On 25.07.20 22:49, Hervé Ménager wrote:
> Hi Steffen, Andreas,
>
> - Thanks for the clarification regarding the mirror. I thought there
> was a mirror because I read this in the edam.sh comment:
> "
> This script lives on
>
> https://salsa.debian.org/blends-team/website/commits/master/misc/sql/edam.sh
> <https://salsa.debian.org/blends-team/website/commits/master/misc/sql/edam.sh>
>
>
This is where Andreas initially commited to.
>
> and a redundant copy is held on
>
> https://github.com/bio-tools/biotoolsConnect.git/DebianMed/edam.sh
> <https://github.com/bio-tools/biotoolsConnect.git/DebianMed/edam.sh>
> "
This is where Matúš and I fiddled with it and the initial site got
everything back.
>
> - regarding the fact of reusing the output of edam.sh rather than a
> single python script, I wholeheartedly agree. I just focused at first
> on a minimal working workflow, but time permitting, I'd like to clean
> up a bit and have a single python tool
Yip. And at the 2019 Sprint we came up with an almost working web
service to translate between bio.tools and Debian med package names.
This should now depend on bio.tools directly, right?
>
> - regarding EDAM annotations, one source you could possibly use is
> bio.tools, for the packages which are already cross-linked between
> debian and bio.tools.

Ok - then I suggest to

 a) complete the mapping from Debian to bio.tools for the bioinformatics
packages on that Excel sheet (state "n" that I mention below)
 b) add d/u/edam files for these packages, maybe autogenerate them from
bio.tools if not already existing? We need to mention that in d/copyright.
 c) see how this can be fed back to bio.tools.

>
> Anyway, thanks a lot for your help, I am so very happy this is now up
> and running! We should set up a plan to continue this work!

m) I first looked on bio.tools for "blast", was unhappy with the result,
then "ncbi blast", still unhappy.

n) Ok, then "bowtie", which is what the debian/upstream/edam effort once
started with and found https://bio.tools/bowtie2 with a reference to the
Debian package on the lower-right. It is actually the first time I ever
saw that but you likely have that for a while already and I was just
unaware of it right?https://bio.tools/clustalo also worked. Nice.

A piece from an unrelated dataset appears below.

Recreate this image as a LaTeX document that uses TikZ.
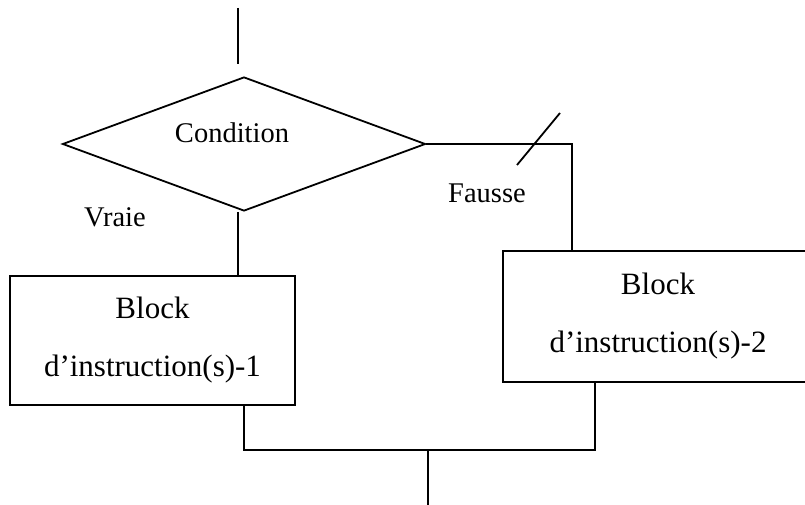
\documentclass[tikz,border=0pt]{standalone}
\usepackage{fontspec}
\setmainfont{Liberation Serif}
\usetikzlibrary{positioning,shapes.geometric}
\tikzstyle{decision} = [diamond, draw, line width=1.8pt, minimum width=363pt, minimum height=134pt, inner sep=0pt]
\tikzstyle{block} = [rectangle, draw, line width=1.8pt, align=center, font=\fontsize{31}{58}\selectfont]
\tikzstyle{lbl} = [font=\fontsize{28.5}{34}\selectfont]
\tikzstyle{line} = [draw, line width=1.8pt]

\begin{document}
\begin{tikzpicture}[x=1pt,y=-1pt]
	\useasboundingbox (0,0) rectangle (805,505);
	\node [decision] (cond) at (244,144) {};
	\node [lbl] (condtext) at (232,133) {Condition};
	\node [block, minimum width=285pt, minimum height=129pt] (bloc1) at (152.5,340.5) {Block\\d’instruction(s)-1};
	\node [block, minimum width=310pt, minimum height=131pt] (bloc2) at (658,316.5) {Block\\d’instruction(s)-2};
	\node [lbl] (vraie) at (115,217) {Vraie};
	\node [lbl] (fausse) at (487,193) {Fausse};
	\coordinate (entree) at (238,8);
	\coordinate (entreebas) at (238,64);
	\coordinate (jonction) at (428,450);
	\coordinate (sortie) at (428,505);
	\coordinate (barre) at (538.5,139);
	
	\path[line] (entree) -- (entreebas);
	\path[line] ([xshift=-6pt]cond.south) -- ([xshift=-6pt]cond.south |- bloc1.north);
	\path[line] (cond.east) -| ([xshift=70pt]bloc2.north west);
	\path[line] ([shift={(-21.5,26)}]barre) -- ([shift={(21.5,-26)}]barre);
	\path[line] ([xshift=235pt]bloc1.south west) |- (jonction) -| ([xshift=93pt]bloc2.south west);
	\path[line] (jonction) -- (sortie);
\end{tikzpicture}
\end{document}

o) Infernal is a bit broken on the bio.tools side since it only refers
to one of its executables.

p) hmmer3 (https://bio.tools/hmmer3) does not have a ref to Debian.

q) I then searched for "Debian" on bio.tools and found four entries.
https://bio.tools/DNCON2 hat Debian in its description. The other three
have a "DebianMed" collection tag. I was not aware of that.

My personal ambition for bio.tools is that it substitutes most of what
the Debian Med task pages are doing at the moment. But that is just what
keeps me going, let's ignore this for now, just for the back of our minds.

Concerning m-q - I happen to have stumbled across 5 very different
problems/challenges. Only for packages that have reached the state "n" I
think we shall proceed with edam annotation in Debian so we have a
feedback loop. What would be the right thing to do for a Debian package
maintainer / user who encounters a package in state m, o, p or q? This
is an issue on github, I presume, but maybe you could come up with a bit
more of an explicit instruction for the Debian folks how to report and
where to make it all as easy as possible for bio.tools?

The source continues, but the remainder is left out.